Application-specific electrical characterization of high power batteries with lithium titanate anodes for electric vehicles

This study shows results of extensive experimental measurements performed on high power lithium titanate based batteries. Characterization tests are performed over a wide temperature range (−20 °C - +40 °C) by employing electrochemical impedance spectroscopy and modified hybrid pulse power characterization tests. Furthermore, the behavior of battery impedance parameters over the battery lifetime with regard to temperature, State-of-Charge and their influence on available battery power in an example of electric vehicles is discussed.
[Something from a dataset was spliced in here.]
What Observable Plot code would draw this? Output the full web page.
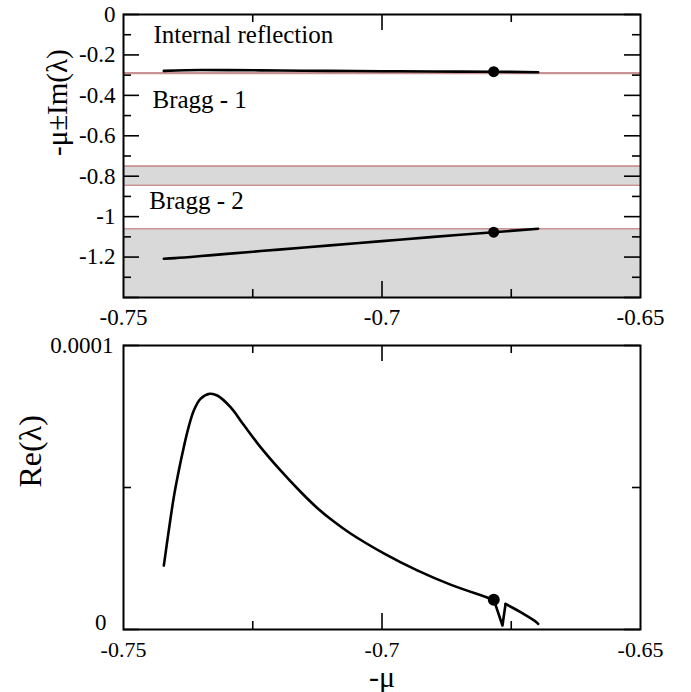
<!DOCTYPE html>
<html>
<head>
<meta charset="utf-8">
<script src="https://cdn.jsdelivr.net/npm/d3@7"></script>
<script src="https://cdn.jsdelivr.net/npm/@observablehq/plot@0.6"></script>
<style>
  body { margin: 0; background: #fff; }
  #wrap { position: relative; width: 691px; height: 692px; }
  #topPanel, #botPanel { position: absolute; left: 0; }
  #topPanel { top: 0; }
  #botPanel { top: 330px; }
  svg { display: block; }
  svg text { font-family: "Liberation Serif", serif; font-variant-numeric: normal; }
</style>
</head>
<body>
<div id="wrap"><div id="topPanel"></div><div id="botPanel"></div></div>
<script>
// ---- data ----
const xDomain = [-0.75, -0.65];
const xLabelTicks = [-0.75, -0.7, -0.65];
const xMidTicks = [-0.7];
const xMinorTicks = [-0.725, -0.675];

const yTopDomain = [-1.4, 0];
const yTopLabelTicks = [0, -0.2, -0.4, -0.6, -0.8, -1, -1.2];
const yTopMajorTicks = [0, -0.2, -0.4, -0.6, -0.8, -1, -1.2, -1.4];
const yTopMinorTicks = [-0.1, -0.3, -0.5, -0.7, -0.9, -1.1, -1.3];

// gray bands [top, bottom]
const bandTops = [-0.288, -0.75, -1.06];
const bandBottoms = [-0.292, -0.845, -1.4];

// upper branch of -mu + Im(lambda)
const branch1X = [-0.7422, -0.7380, -0.7350, -0.7300, -0.7200, -0.7100, -0.7000, -0.6900, -0.6784, -0.6698];
const branch1Y = [-0.279, -0.2755, -0.2745, -0.275, -0.277, -0.279, -0.2805, -0.282, -0.283, -0.2855];
// lower branch of -mu - Im(lambda)
const branch2X = [-0.7422, -0.7400, -0.7350, -0.7300, -0.7200, -0.7100, -0.7000, -0.6900, -0.6784, -0.6698];
const branch2Y = [-1.208, -1.205, -1.195, -1.184, -1.163, -1.142, -1.121, -1.100, -1.077, -1.060];

const markX = [-0.6784, -0.6784];
const markY = [-0.283, -1.077];

const labelTexts = ["Internal reflection", "Bragg - 1", "Bragg - 2"];
const labelX = [-0.7442, -0.7444, -0.745];
const labelY = [-0.102, -0.425, -0.921];

// bottom panel: Re(lambda)
const yBotDomain = [0, 0.0001];
const yBotLabelTicks = [0, 0.0001];
const yBotMinorTicks = [0.00005];

const reX = [-0.7422, -0.74124, -0.74027, -0.7393, -0.73834, -0.73737, -0.7364, -0.73511, -0.73331, -0.73188, -0.7293, -0.72673, -0.7235, -0.71963, -0.71576, -0.71253, -0.70932, -0.70609, -0.69965, -0.69319, -0.68675, -0.68031, -0.67838];
const reY = [2.25e-5, 3.49e-5, 4.66e-5, 5.6e-5, 6.42e-5, 7.15e-5, 7.71e-5, 8.12e-5, 8.3e-5, 8.24e-5, 7.83e-5, 7.2e-5, 6.42e-5, 5.6e-5, 4.85e-5, 4.28e-5, 3.8e-5, 3.38e-5, 2.68e-5, 2.08e-5, 1.58e-5, 1.17e-5, 1.05e-5];
const jagX = [-0.67838, -0.6767, -0.6761];
const jagY = [1.05e-5, 0.14e-5, 0.90e-5];
const tailX = [-0.6761, -0.6732, -0.6700, -0.6698];
const tailY = [0.90e-5, 0.61e-5, 0.24e-5, 0.20e-5];
const reMarkX = [-0.67838];
const reMarkY = [1.05e-5];

// ---- helpers ----
const serif = "Liberation Serif";
const W = 691, ML = 123, MR = 51;
const FW = W - ML - MR;
const pts = (xs, ys) => xs.map((x, i) => ({x, y: ys[i]}));
const MAJ = 16, MIN = 8;
const fmt = d => String(d);

function tickMarks(xMaj, xMin, yMaj, yMin, FH) {
  const o = {stroke: "black", strokeWidth: 1.6};
  return [
    Plot.ruleX(xMaj, {...o, x: d => d, insetBottom: FH - MAJ}),
    Plot.ruleX(xMaj, {...o, x: d => d, insetTop: FH - MAJ}),
    Plot.ruleX(xMin, {...o, x: d => d, insetBottom: FH - MIN}),
    Plot.ruleX(xMin, {...o, x: d => d, insetTop: FH - MIN}),
    Plot.ruleY(yMaj, {...o, y: d => d, insetRight: FW - MAJ}),
    Plot.ruleY(yMaj, {...o, y: d => d, insetLeft: FW - MAJ}),
    Plot.ruleY(yMin, {...o, y: d => d, insetRight: FW - MIN}),
    Plot.ruleY(yMin, {...o, y: d => d, insetLeft: FW - MIN})
  ];
}

// ---- top panel ----
const topH = 330, topMT = 14, topMB = 33;
const topFH = topH - topMT - topMB;
const bands = bandTops.map((t, i) => ({x1: xDomain[0], x2: xDomain[1], y1: t, y2: bandBottoms[i]}));
const bandEdges = bandTops.concat(bandBottoms.filter(v => v > yTopDomain[0]));

const topChart = Plot.plot({
  width: W, height: topH,
  marginLeft: ML, marginRight: MR, marginTop: topMT, marginBottom: topMB,
  style: {fontFamily: serif, fontSize: "24px", color: "black", background: "white"},
  x: {domain: xDomain},
  y: {domain: yTopDomain},
  marks: [
    Plot.rect(bands, {x1: "x1", x2: "x2", y1: "y1", y2: "y2", fill: "#d9d9d9"}),
    Plot.ruleY(bandEdges, {y: d => d, stroke: "#c99393", strokeWidth: 1.6}),
    Plot.line(pts(branch1X, branch1Y), {x: "x", y: "y", stroke: "black", strokeWidth: 2.6, curve: "catmull-rom"}),
    Plot.line(pts(branch2X, branch2Y), {x: "x", y: "y", stroke: "black", strokeWidth: 2.6, curve: "catmull-rom"}),
    Plot.dot(pts(markX, markY), {x: "x", y: "y", r: 5.5, fill: "black"}),
    Plot.text(labelTexts, {x: (d, i) => labelX[i], y: (d, i) => labelY[i], text: d => d, textAnchor: "start", fontSize: 25, fontFamily: serif, fill: "black"}),
    ...tickMarks(xMidTicks, xMinorTicks, yTopMajorTicks, yTopMinorTicks, topFH),
    Plot.axisX({ticks: xLabelTicks, tickSize: 0, tickPadding: 11, tickFormat: fmt, fontFamily: serif, fontVariant: "normal", fontSize: 23, label: null}),
    Plot.axisY({ticks: yTopLabelTicks, tickSize: 0, tickPadding: 8, tickFormat: fmt, fontFamily: serif, fontVariant: "normal", fontSize: 23, label: null}),
    Plot.text(["-μ±Im(λ)"], {frameAnchor: "left", lineAnchor: "middle", dx: -66, rotate: -90, text: d => d, fontSize: 29, fontFamily: serif, fill: "black"}),
    Plot.frame({stroke: "black", strokeWidth: 2})
  ]
});
document.getElementById("topPanel").appendChild(topChart);

// ---- bottom panel ----
const botH = 362, botMT = 15, botMB = 63;
const botFH = botH - botMT - botMB;
const botChart = Plot.plot({
  width: W, height: botH,
  marginLeft: ML, marginRight: MR, marginTop: botMT, marginBottom: botMB,
  style: {fontFamily: serif, fontSize: "24px", color: "black", background: "white"},
  x: {domain: xDomain},
  y: {domain: yBotDomain},
  marks: [
    Plot.line(pts(reX, reY), {x: "x", y: "y", stroke: "black", strokeWidth: 2.6, curve: "catmull-rom"}),
    Plot.line(pts(jagX, jagY), {x: "x", y: "y", stroke: "black", strokeWidth: 2.6}),
    Plot.line(pts(tailX, tailY), {x: "x", y: "y", stroke: "black", strokeWidth: 2.6, curve: "catmull-rom"}),
    Plot.dot(pts(reMarkX, reMarkY), {x: "x", y: "y", r: 6, fill: "black"}),
    ...tickMarks(xMidTicks, xMinorTicks, yBotLabelTicks, yBotMinorTicks, botFH),
    Plot.axisX({ticks: xLabelTicks, tickSize: 0, tickPadding: 12, tickFormat: fmt, fontFamily: serif, fontVariant: "normal", fontSize: 22, label: null}),
    Plot.axisY({ticks: [yBotLabelTicks[1]], tickSize: 0, tickPadding: 10, tickFormat: fmt, fontFamily: serif, fontVariant: "normal", fontSize: 23, label: null}),
    Plot.axisY({ticks: [yBotLabelTicks[0]], tickSize: 0, tickPadding: 17, dy: -7, tickFormat: fmt, fontFamily: serif, fontVariant: "normal", fontSize: 23, label: null}),
    Plot.text(["Re(λ)"], {frameAnchor: "left", lineAnchor: "middle", dx: -93, rotate: -90, text: d => d, fontSize: 32, fontFamily: serif, fill: "black"}),
    Plot.text(["-μ"], {frameAnchor: "bottom", lineAnchor: "middle", dy: 48, text: d => d, fontSize: 30, fontFamily: serif, fill: "black"}),
    Plot.frame({stroke: "black", strokeWidth: 2})
  ]
});
document.getElementById("botPanel").appendChild(botChart);
</script>
</body>
</html>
Based on extracted parameters, a reduced order equivalent circuit model considering the nonlinearity of the charge transfer resistance is parametrized. The obtained results indicate that ohmic resistance increases with decreasing State-of-Charge while the shape of the curve remains almost constant over the battery lifetime. The total impedance determined at 1 mHz shows almost no dependence on State-of-Charge and remains constant over the whole State-of-Charge range. The necessity of considering the impact of the current dependence of the direct current resistance at least at low temperatures (i.e., below 0 °C) is confirmed. Moreover, by investigating the Butler-Volmer equation the behavior of exchange current density and symmetry factor is analyzed for various temperatures and State-of-Charges over the battery lifetime.